British television series

The Nest is a British television drama thriller series starring Sophie Rundle, Martin Compston, and Mirren Mack. Broadcasting began on BBC One on 22 March 2020.

==Synopsis ==
Emily and Dan, a married couple who want to have a baby, find that they are unable to conceive. Kaya, an 18-year-old woman, offers to be their surrogate mother.

==Cast and characters==
- Sophie Rundle as Emily Docherty
- Martin Compston as Dan Docherty
- Mirren Mack as Kaya
- James Harkness as James
- Fiona Bell as Hilary
- Liz Ewing as Janis
- Shirley Henderson as Siobhan
- David Hayman as Souter
- Bailey Patrick as Callum
- Katie Leung as Eleanor

==Episodes==

| No. | Title | Directed by | Written by | Original release date | U.K. viewers (millions) |
| 1 | "Episode 1" | Andy De Emmony | Nicole Taylor | 22 March 2020 | 8.82 |
On parole teenager Kaya steps out in front of Emily's car, damaging her knee. At the hospital, Kaya discovers that Emily and Dan, her husband, want a baby. Their surrogate mother, Dan's sister, loses the baby and Kaya approaches Emily, offering to be their surrogate. Dan is strongly against the idea but Emily finally persuades him to agree.
| 2 | "Episode 2" | Andy De Emmony | Nicole Taylor | 29 March 2020 | 7.82 |
Months later, Kaya is pregnant and living with Emily and Dan. In the middle of the night, she leaves the house to go to a club. She does not drink and makes friends with a young mother, but when the woman discovers she is a surrogate, she leaves. Kaya then gets drunk and goes back to the house, where Dan finds her drunk. She threatens to kill him with a knife, and runs out. Emily chases after her and persuades her to return to the house.
| 3 | "Episode 3" | Andy De Emmony | Nicole Taylor | 5 April 2020 | 8.14 |
Dan discovers that as a young girl, Kaya killed a pregnant woman, and has since been given a new identity. He is later forced to tell Emily, while Kaya goes to the school prom with their nephew Jack. She then gives birth to the baby prematurely.
| 4 | "Episode 4" | Simen Alsvik | Nicole Taylor | 12 April 2020 | 8.07 |
Emily worries that Kaya was pregnant before the surrogacy was agreed on. She asks Kaya to take a DNA test, and the results reveal that the baby is related to neither Kaya nor Emily and Dan, and that the embryo was swapped. Kaya agrees that Emily and Dan can adopt the baby, but while they prepare the baby's room, Kaya's mother, Siobhan, persuades her to keep the baby. James is arrested for passing information from his social work to organised criminals.
| 5 | "Episode 5" | Simen Alsvik | Nicole Taylor | 13 April 2020 | 7.94 |
Siobhan invites a journalist to write an exposé on Dan's business, where it is revealed that he made money for the business by selling drugs. The resulting media coverage also highlights the surrogacy, and due to the ongoing media attention towards both Kaya and Emily and Dan, the baby's fate is undecided. Kaya forces her mother to leave after an argument, where it transpires that 11-year-old Kaya accidentally stabbed her pregnant aunt while breaking up a fight between her and Siobhan. When holding the baby, Kaya realises that she wants more for her life than to be a mother, and six months later, Emily and Dan are given care of the baby.

==Production==
The Nest was written by Nicole Taylor, directed by Andy De Emmony, and produced by Clare Kerr for Studio Lambert.

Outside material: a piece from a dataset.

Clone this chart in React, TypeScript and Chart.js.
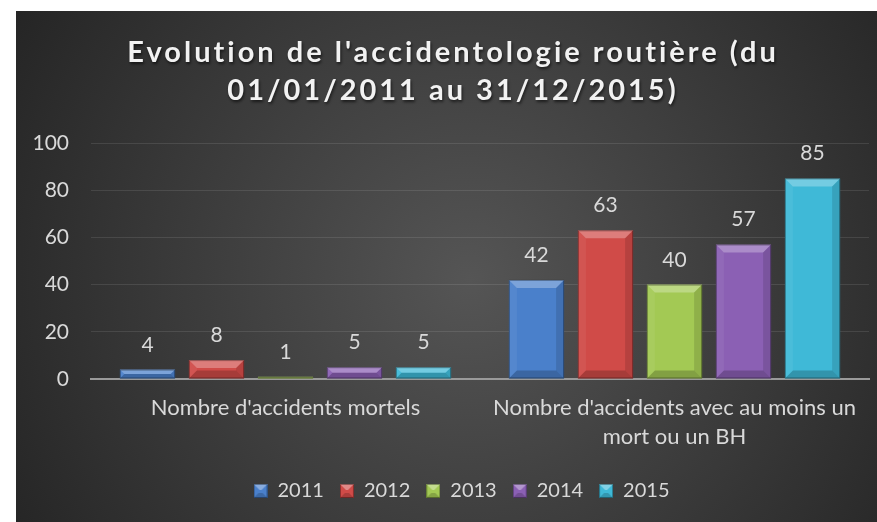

The series was filmed in Glasgow, East Kilbride, Paisley, and Helensburgh, in Scotland. A holiday rental house on the shore of Scotland's Loch Long called Cape Cove was used as Emily and Dan's house in the series. The scenes where Emily is swimming were also filmed in Loch Long. Kaya's flat is situated in Gorbals, while the fictional "Calderwood Falls" waterfall was actually a waterfall located at the Devil's Pulpit. The Devil's Pulpit has previously been used as a setting for Starz period drama Outlander.

== Broadcast ==
The series aired on BBC One from 22 March 2020.
==Reception ==
The overall score on review aggregator website Rotten Tomatoes is 93%, based on 15 reviews.

Lucy Mangan of The Guardian, calling the series a "knotty moreish new thriller", gave The Nest 3 out of 5 stars.